- Livinë Location within Albania
- Coordinates: 39°53′21″N 20°08′06″E﻿ / ﻿39.88917°N 20.13500°E
- Country: Albania
- County: Vlorë
- Municipality: Finiq
- Elevation: 220 m (720 ft)
- Time zone: UTC+1 (CET)
- • Summer (DST): UTC+2 (CEST)

= Livinë =

Livinë (Livina; Λιβήνα; romanized: Livína) is a small village in Vlorë County, southern Albania. At the 2015 local government reform it became part of the municipality of Finiq.

== Demographics ==
The Ottoman defter of 1582 for the Sanjak of Delvina provides records for the village of Livinë.

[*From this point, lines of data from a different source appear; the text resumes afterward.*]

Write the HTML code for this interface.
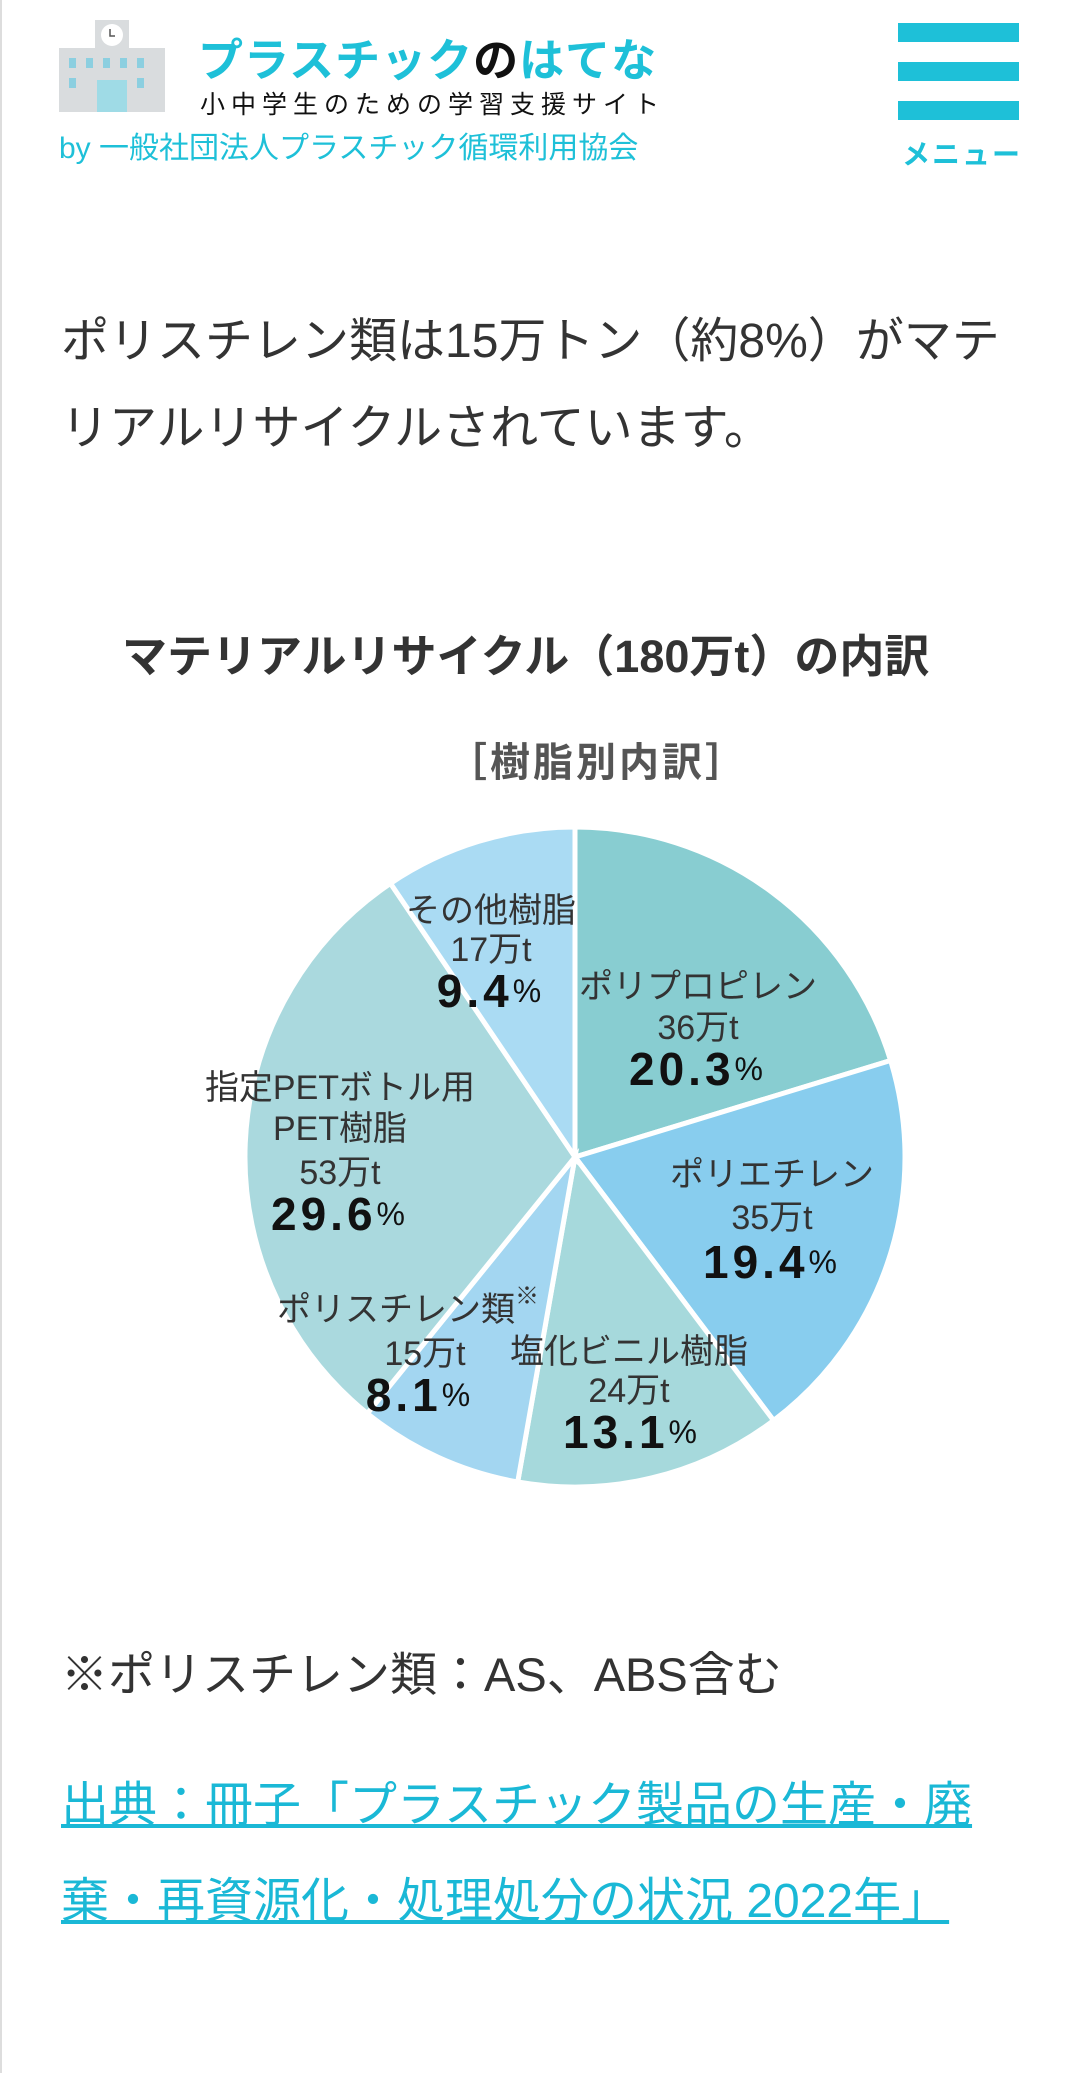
<!DOCTYPE html>
<html><head><meta charset="utf-8">
<style>
html,body{margin:0;padding:0;background:#fff;}
body{width:1080px;height:2073px;position:relative;overflow:hidden;font-family:"Liberation Sans","Noto Sans CJK JP",sans-serif;}
.a{position:absolute;white-space:nowrap;}
.bar{position:absolute;left:898px;width:121px;height:19px;background:#1ec0d8;}
</style></head><body>
<div class="a" style="left:0;top:0;width:2px;height:2073px;background:#ddd"></div>
<svg class="a" style="left:59px;top:20px" width="106" height="92" viewBox="0 0 106 92">
<rect x="0" y="28" width="106" height="64" fill="#d9dcde"/>
<rect x="36" y="0" width="34" height="30" fill="#d9dcde"/>
<circle cx="53" cy="15" r="11" fill="#fff"/>
<path d="M51 9v7h5" stroke="#555" stroke-width="1.5" fill="none"/>
<g fill="#8ccfe0"><rect x="10" y="38" width="7" height="10"/><rect x="27" y="38" width="7" height="10"/><rect x="44" y="38" width="7" height="10"/><rect x="61" y="38" width="7" height="10"/><rect x="78" y="38" width="7" height="10"/><rect x="10" y="58" width="7" height="10"/><rect x="78" y="58" width="7" height="10"/><rect x="38" y="60" width="30" height="32" fill="#9fdbe6"/></g>
</svg>
<div class="a" style="left:198px;top:24px;font-size:45px;font-weight:bold;color:#1ec0d8;letter-spacing:1px">プラスチック<span style="color:#111">の</span>はてな</div>
<div class="a" style="left:200px;top:85px;font-size:25px;color:#111;letter-spacing:6px">小中学生のための学習支援サイト</div>
<div class="a" style="left:59px;top:123px;font-size:30px;color:#1ec0d8">by 一般社団法人プラスチック循環利用協会</div>
<div class="bar" style="top:23px"></div><div class="bar" style="top:62px"></div><div class="bar" style="top:101px"></div>
<div class="a" style="left:902px;top:133px;font-size:28px;font-weight:bold;color:#1ec0d8;letter-spacing:2px">メニュー</div>

<div class="a" style="left:61px;top:298px;font-size:48px;line-height:87px;color:#333">ポリスチレン類は15万トン（約8%）がマテ<br>リアルリサイクルされています。</div>

<div class="a" style="left:122px;top:620px;font-size:45px;font-weight:bold;color:#333">マテリアルリサイクル（180万t）の内訳</div>
<div class="a" style="left:447px;top:730px;font-size:40px;font-weight:bold;color:#555;letter-spacing:3px">［樹脂別内訳］</div>

<svg class="a" style="left:0;top:0" width="1080" height="1560" viewBox="0 0 1080 1560">
<g stroke="#fff" stroke-width="5">
<path d="M575,1157 L575.0,827.0 A330,330 0 0 1 890.6,1060.5 Z" fill="#88cdd1"/>
<path d="M575,1157 L890.6,1060.5 A330,330 0 0 1 773.6,1420.5 Z" fill="#88cdee"/>
<path d="M575,1157 L773.6,1420.5 A330,330 0 0 1 517.7,1482.0 Z" fill="#a6d9dc"/>
<path d="M575,1157 L517.7,1482.0 A330,330 0 0 1 367.3,1413.5 Z" fill="#a3d6f1"/>
<path d="M575,1157 L367.3,1413.5 A330,330 0 0 1 390.5,883.4 Z" fill="#aad9de"/>
<path d="M575,1157 L390.5,883.4 A330,330 0 0 1 575.0,827.0 Z" fill="#aadbf3"/>
</g>
<g font-family="Liberation Sans,Noto Sans CJK JP,sans-serif" text-anchor="middle" dominant-baseline="central" fill="#333" font-size="34">
<text x="491" y="911">その他樹脂</text><text x="491" y="950">17万t</text>
<text x="698" y="987">ポリプロピレン</text><text x="698" y="1028">36万t</text>
<text x="340" y="1088">指定PETボトル用</text><text x="340" y="1129">PET樹脂</text><text x="340" y="1173">53万t</text>
<text x="772" y="1175">ポリエチレン</text><text x="772" y="1218">35万t</text>
<text x="408" y="1310">ポリスチレン類<tspan font-size="24" dy="-14">※</tspan></text><text x="425" y="1354">15万t</text>
<text x="629" y="1352">塩化ビニル樹脂</text><text x="629" y="1391">24万t</text>
<g fill="#111" font-weight="bold" font-size="46" letter-spacing="4">
<text x="491" y="991">9.4<tspan font-size="32" font-weight="normal">%</tspan></text>
<text x="698" y="1069">20.3<tspan font-size="32" font-weight="normal">%</tspan></text>
<text x="340" y="1214">29.6<tspan font-size="32" font-weight="normal">%</tspan></text>
<text x="772" y="1262">19.4<tspan font-size="32" font-weight="normal">%</tspan></text>
<text x="420" y="1395">8.1<tspan font-size="32" font-weight="normal">%</tspan></text>
<text x="632" y="1432">13.1<tspan font-size="32" font-weight="normal">%</tspan></text>
</g></g>
</svg>

<div class="a" style="left:61px;top:1636px;font-size:47px;color:#333">※ポリスチレン類：AS、ABS含む</div>
<div class="a" style="left:61px;top:1758px;font-size:48px;line-height:96px;color:#1ab8d6;text-decoration:underline">出典：冊子「プラスチック製品の生産・廃<br>棄・再資源化・処理処分の状況 2022年」</div>
</body></html>
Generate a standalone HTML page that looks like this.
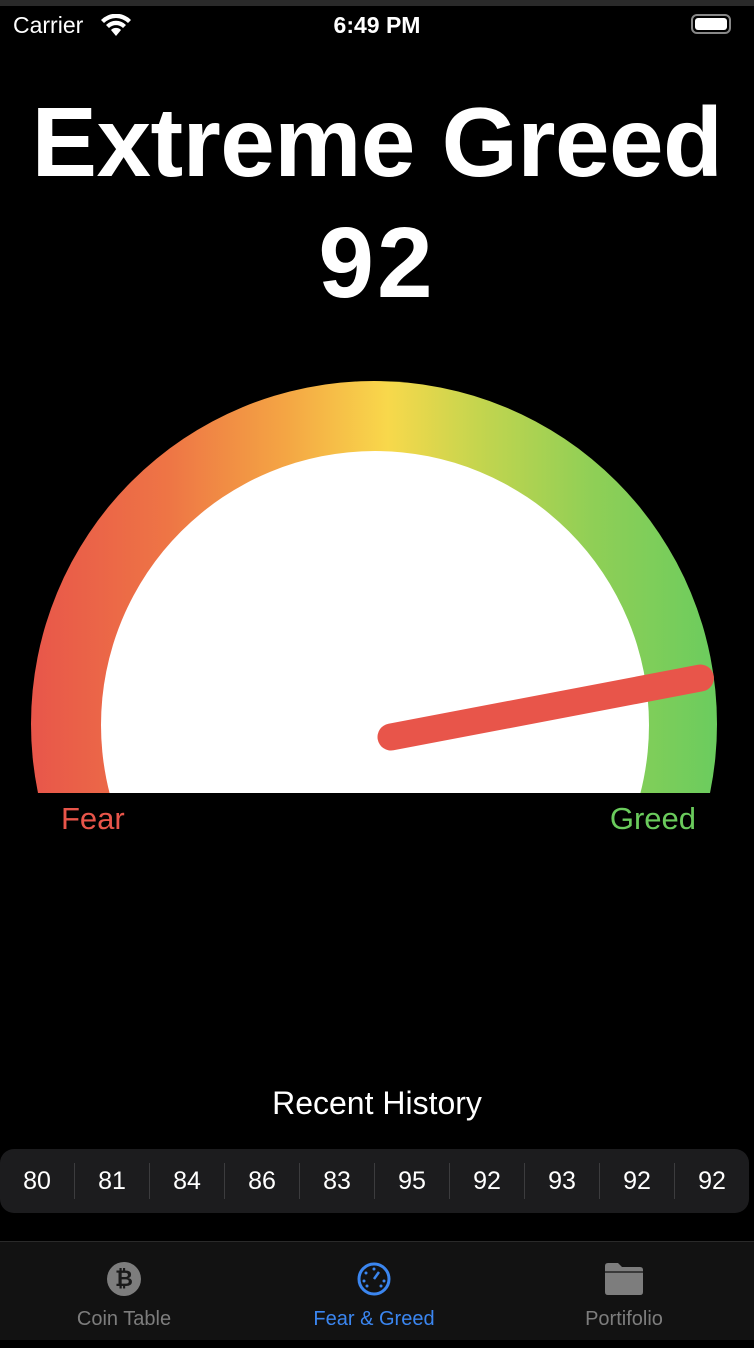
<!DOCTYPE html>
<html><head><meta charset="utf-8"><style>
body{margin:0;width:754px;height:1348px;background:#000;overflow:hidden;position:relative;font-family:"Liberation Sans",sans-serif;color:#fff}
.abs{position:absolute}
</style></head><body>
<div class="abs" style="left:0;top:0;width:754px;height:6px;background:#2a2a2a"></div>
<div class="abs" style="left:13px;top:12px;font-size:23px">Carrier</div>
<svg class="abs" style="left:100px;top:14px" width="32" height="24" viewBox="0 0 32 24"><path d="M16 22 L11 16 A7 7 0 0 1 21 16 Z" fill="#fff"/><path d="M6 11 A14 14 0 0 1 26 11 L23 14 A10 10 0 0 0 9 14 Z" fill="#fff"/><path d="M1 6 A21 21 0 0 1 31 6 L28 9 A17 17 0 0 0 4 9 Z" fill="#fff"/></svg>
<div class="abs" style="left:0;width:754px;top:12px;text-align:center;font-size:23px;font-weight:bold">6:49 PM</div>
<div class="abs" style="left:691px;top:14px;width:40px;height:20px;border:2px solid #888;border-radius:6px;box-sizing:border-box;padding:2px"><div style="background:#fff;width:100%;height:100%;border-radius:3px"></div></div>
<div class="abs" style="left:0;width:754px;top:86px;text-align:center;font-size:98px;font-weight:bold;letter-spacing:-0.5px">Extreme Greed</div>
<div class="abs" style="left:0;width:754px;top:206px;text-align:center;font-size:100px;font-weight:bold;letter-spacing:3px">92</div>
<div class="abs" style="left:0;top:370px;width:754px;height:423px;overflow:hidden">
<div style="position:absolute;left:31px;top:11px;width:686px;height:686px;border-radius:50%;background:linear-gradient(to right,#e8564a 0%,#ee7545 20%,#f4a544 37%,#f8d84b 52%,#c5d54e 65%,#8fcf56 82%,#6bcc5e 100%)"></div>
<div style="position:absolute;left:101px;top:81px;width:548px;height:548px;border-radius:50%;background:#fff"></div>
</div>
<svg class="abs" style="left:0;top:0" width="754" height="1348">
<line id="needle" stroke="#e8554a" stroke-width="27" stroke-linecap="round"/>
</svg>
<div class="abs" style="left:61px;top:801px;font-size:31px;color:#e8554a">Fear</div>
<div class="abs" style="right:58px;top:801px;font-size:31px;color:#6acb5c">Greed</div>
<div class="abs" style="left:0;width:754px;top:1085px;text-align:center;font-size:32px">Recent History</div>
<div class="abs" id="hist" style="left:0;top:1149px;width:749px;height:64px;background:#1c1c1e;border-radius:14px;display:flex;align-items:center"></div>
<div class="abs" style="left:0;top:1241px;width:754px;height:99px;background:#121212;border-top:1px solid #2a2a2a"></div>
<div class="abs" style="left:24px;top:1262px;width:200px;text-align:center;color:#7d7d7d;font-size:20px">
<div style="width:34px;height:34px;border-radius:50%;background:#7d7d7d;margin:0 auto 12px;color:#1a1a1a;font-weight:bold;font-size:22px;line-height:34px">₿</div>Coin Table</div>
<div class="abs" style="left:274px;top:1262px;width:200px;text-align:center;color:#3b86f0;font-size:20px">
<svg width="34" height="34" viewBox="0 0 34 34" style="display:block;margin:0 auto 12px"><circle cx="17" cy="17" r="15" fill="none" stroke="#3b86f0" stroke-width="3"/><line x1="17" y1="17" x2="22" y2="10" stroke="#3b86f0" stroke-width="2.5"/><circle cx="17" cy="7" r="1.5" fill="#3b86f0"/><circle cx="9" cy="11" r="1.5" fill="#3b86f0"/><circle cx="7" cy="19" r="1.5" fill="#3b86f0"/><circle cx="27" cy="19" r="1.5" fill="#3b86f0"/><circle cx="10" cy="24" r="1.5" fill="#3b86f0"/><circle cx="24" cy="24" r="1.5" fill="#3b86f0"/></svg>Fear &amp; Greed</div>
<div class="abs" style="left:524px;top:1262px;width:200px;text-align:center;color:#7d7d7d;font-size:20px">
<svg width="40" height="34" viewBox="0 0 40 34" style="display:block;margin:0 auto 12px"><path d="M1 4 Q1 1 4 1 L14 1 L18 5 L36 5 Q39 5 39 8 L39 30 Q39 33 36 33 L4 33 Q1 33 1 30 Z" fill="#7d7d7d"/><rect x="1" y="9" width="38" height="2" fill="#3a3a3a"/></svg>Portifolio</div>
<div class="abs" style="left:0;top:1340px;width:754px;height:8px;background:#000"></div>
<script>
const historyValues=[80,81,84,86,83,95,92,93,92,92];
const currentValue=92;
const hist=document.getElementById('hist');
historyValues.forEach((v,i)=>{
 const d=document.createElement('div');
 
 
 d.style.cssText='flex:1;text-align:center;font-size:25px;height:36px;line-height:36px;'+(i>0?'border-left:1px solid #3c3c3e':'');
 d.textContent=v;hist.appendChild(d);
});
const a0=184.3,a1=-4.3;
function ang(v){return (a0+(a1-a0)*v/100)*Math.PI/180;}
const cx=391,cy=737,L=315;
const n=document.getElementById('needle');
const t=ang(currentValue);
n.setAttribute('x1',cx);n.setAttribute('y1',cy);
n.setAttribute('x2',cx+L*Math.cos(t));n.setAttribute('y2',cy-L*Math.sin(t));
</script>
</body></html>
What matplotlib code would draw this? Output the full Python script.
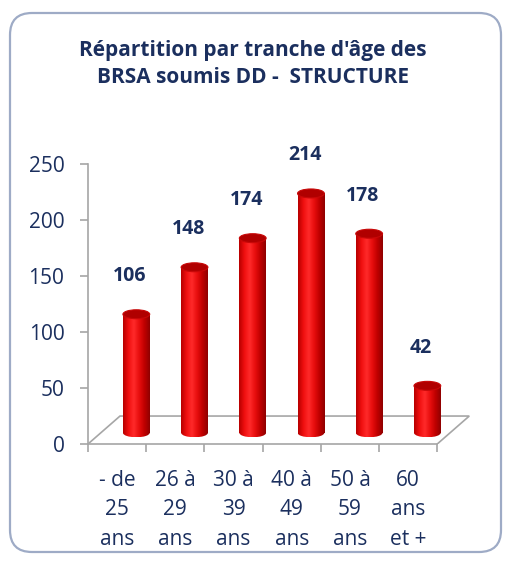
import numpy as np
import matplotlib.pyplot as plt
from matplotlib.patches import Ellipse, FancyBboxPatch
from matplotlib.colors import LinearSegmentedColormap

# --- données du graphique ---
categories = ["- de\n25\nans", "26 à\n29\nans", "30 à\n39\nans",
              "40 à\n49\nans", "50 à\n59\nans", "60\nans\net +"]
values = [106, 148, 174, 214, 178, 42]
yticks = [0, 50, 100, 150, 200, 250]
title = "Répartition par tranche d'âge des\nBRSA soumis DD -  STRUCTURE"

plt.rcParams['font.family'] = ['Open Sans', 'DejaVu Sans']

navy = "#1b2f5e"
grey = "#a6a6a6"

# effet 3D (projection oblique)
depth_x, depth_y = 0.55, 25     # décalage du plan arrière
bar_dx, bar_dy = 0.33, 10       # cylindres à mi-profondeur
bar_w, cap_h = 0.46, 8

red_cmap = LinearSegmentedColormap.from_list(
    "cyl", ["#b80000", "#f01010", "#ff2a2a", "#e80e0e", "#c00000", "#900000"])

fig = plt.figure(figsize=(5.07, 5.61), dpi=100)
fig.patch.set_facecolor("white")

# cadre arrondi + titre (axe de fond en pixels)
bg = fig.add_axes([0, 0, 1, 1], zorder=0)
bg.set_xlim(0, 507)
bg.set_ylim(561, 0)
bg.axis("off")
bg.add_patch(FancyBboxPatch((10, 13), 491, 539, boxstyle="round,pad=0,rounding_size=22",
                            fc="white", ec="#9eabc6", lw=1.6))
bg.text(253, 64, title, ha="center", va="center", fontsize=15, fontweight="bold",
        color=navy, linespacing=1.35)

ax = fig.add_axes([88 / 507, (561 - 444) / 561, 390 / 507, 302 / 561], zorder=1)
ax.patch.set_alpha(0)

# plancher
ax.plot([-0.5, -0.5 + depth_x, 5.5 + depth_x, 5.5], [0, depth_y, depth_y, 0],
        color=grey, lw=1.2, zorder=1, solid_joinstyle="miter")

grad = np.linspace(0, 1, 64).reshape(1, -1)
for i, v in enumerate(values):
    cx = i + bar_dx
    base = bar_dy
    top = base + v
    x0, x1 = cx - bar_w / 2, cx + bar_w / 2
    ax.imshow(grad, cmap=red_cmap, extent=[x0, x1, base, top], aspect="auto", zorder=3)
    bottom = Ellipse((cx, base), bar_w, cap_h, transform=ax.transData)
    im = ax.imshow(grad, cmap=red_cmap, extent=[x0, x1, base - cap_h / 2, base],
                   aspect="auto", zorder=3)
    im.set_clip_path(bottom)
    ax.add_patch(Ellipse((cx, top), bar_w, cap_h, fc="#b00000", ec="#c80808",
                         lw=0.8, zorder=4))
    ax.text(i + 0.22, v + 44, str(v), ha="center", va="center", fontsize=14,
            fontweight="bold", color=navy)

ax.set_xlim(-0.5, 6.2)
ax.set_ylim(0, 270)

for s in ["top", "right"]:
    ax.spines[s].set_visible(False)
ax.spines["left"].set_bounds(0, 250)
ax.spines["bottom"].set_bounds(-0.5, 5.5)
for s in ["left", "bottom"]:
    ax.spines[s].set_color(grey)
    ax.spines[s].set_linewidth(1.2)

ax.set_yticks(yticks)
ax.tick_params(axis="y", length=6, width=1.2, color=grey, labelcolor=navy,
               labelsize=15, pad=11)
ax.set_xticks(range(len(categories)))
ax.set_xticklabels(categories)
ax.set_xticks(np.arange(-0.5, len(categories), 1), minor=True)
ax.tick_params(axis="x", which="major", length=0, labelcolor=navy, labelsize=15, pad=18.5)
ax.tick_params(axis="x", which="minor", length=6, width=1.2, color=grey)
for lbl in ax.get_xticklabels():
    lbl.set_linespacing(1.55)

fig.savefig("out.png", dpi=100)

A significant portion of the anthroponyms recorded in the register belonged to the Albanian onomastic sphere, including personal names such as Bos, Dedë, Dodë, Gjergj, Gjin, Gjokë, Gjon, Lalë, Lekë, Muzhak, and others. However, more ambiguous or general Christian anthroponyms that were historically used by both Albanian and non-Albanian groups are also attested. In Livinë, over a third of the population recorded bore either an Albanian personal name or patronym. These figures do not take into account kinship ties shared between individuals bearing typical Albanian anthroponymy and those bearing more ambiguous names, and also do not include those bearing names that can be etymologically explained through Albanian (e.g., Bardhi, Buzmiri, Buzuku). As such the ethnic Albanian element must have represented a larger proportion.

According to Ottoman statistics, the village had 109 inhabitants in 1895. The village is inhabited by Greeks and the population was 449 in 1992.